Hi, all,
I'd like to discuss an issue about getting the minimal restart_lsn for WAL segments removal during checkpoint. The discussion [1] fixed the issue with the unexpected removal of old WAL segments after checkpoint, followed by an immediate restart. The commit 2090edc6f32f652a2c introduced a change that the minimal restart_lsn is obtained at the start of checkpoint creation. If a replication slot is created and performs a WAL reservation concurrently, the WAL segment contains the new slot's restart_lsn could be removed by the ongoing checkpoint. In the attached patch I add a perl test to reproduce this scenario.
Additionally, while studying the InvalidatePossiblyObsoleteSlot(), I noticed a behavioral difference between PG15 (and earlier) and PG16 (and later). In PG15 and earlier, while attempting to acquire a slot, if the slot's restart_lsn advanced to be greater than oldestLSN, the slot would not be marked invalid. Starting in PG16, whether a slot is marked invalid is determined solely based on initial_restart_lsn, even if the slot's restart_lsn advances above oldestLSN while waiting, the slot will still be marked invalid. The initial_restart_lsn is recorded to report the correct invalidation cause (see discussion [2]), but why not decide whether to mark the slot as invalid based on the slot's current restart_lsn? If a slot's restart_lsn has already advanced sufficiently, shouldn't we refrain from invalidating it?

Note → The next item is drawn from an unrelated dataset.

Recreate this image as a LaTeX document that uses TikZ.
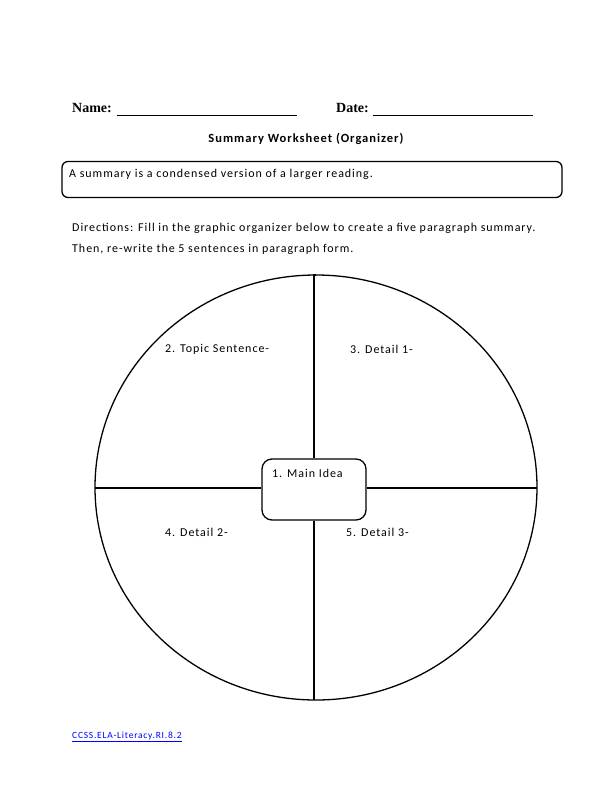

[1]: https://www.postgresql.org/message-id/flat/1d12d2-67235980-35-19a406a0%4063439497 <https://www.postgresql.org/message-id/flat/1d12d2-67235980-35-19a406a0%4063439497 >
[2]: https://www.postgresql.org/message-id/ZaTjW2Xh+TQUCOH0@ip-10-97-1-34.eu-west-3.compute.internal <https://www.postgresql.org/message-id/ZaTjW2Xh+TQUCOH0@ip-10-97-1-34.eu-west-3.compute.internal >
Looking forward to your feedback.
Best Regards,
suyu.cmj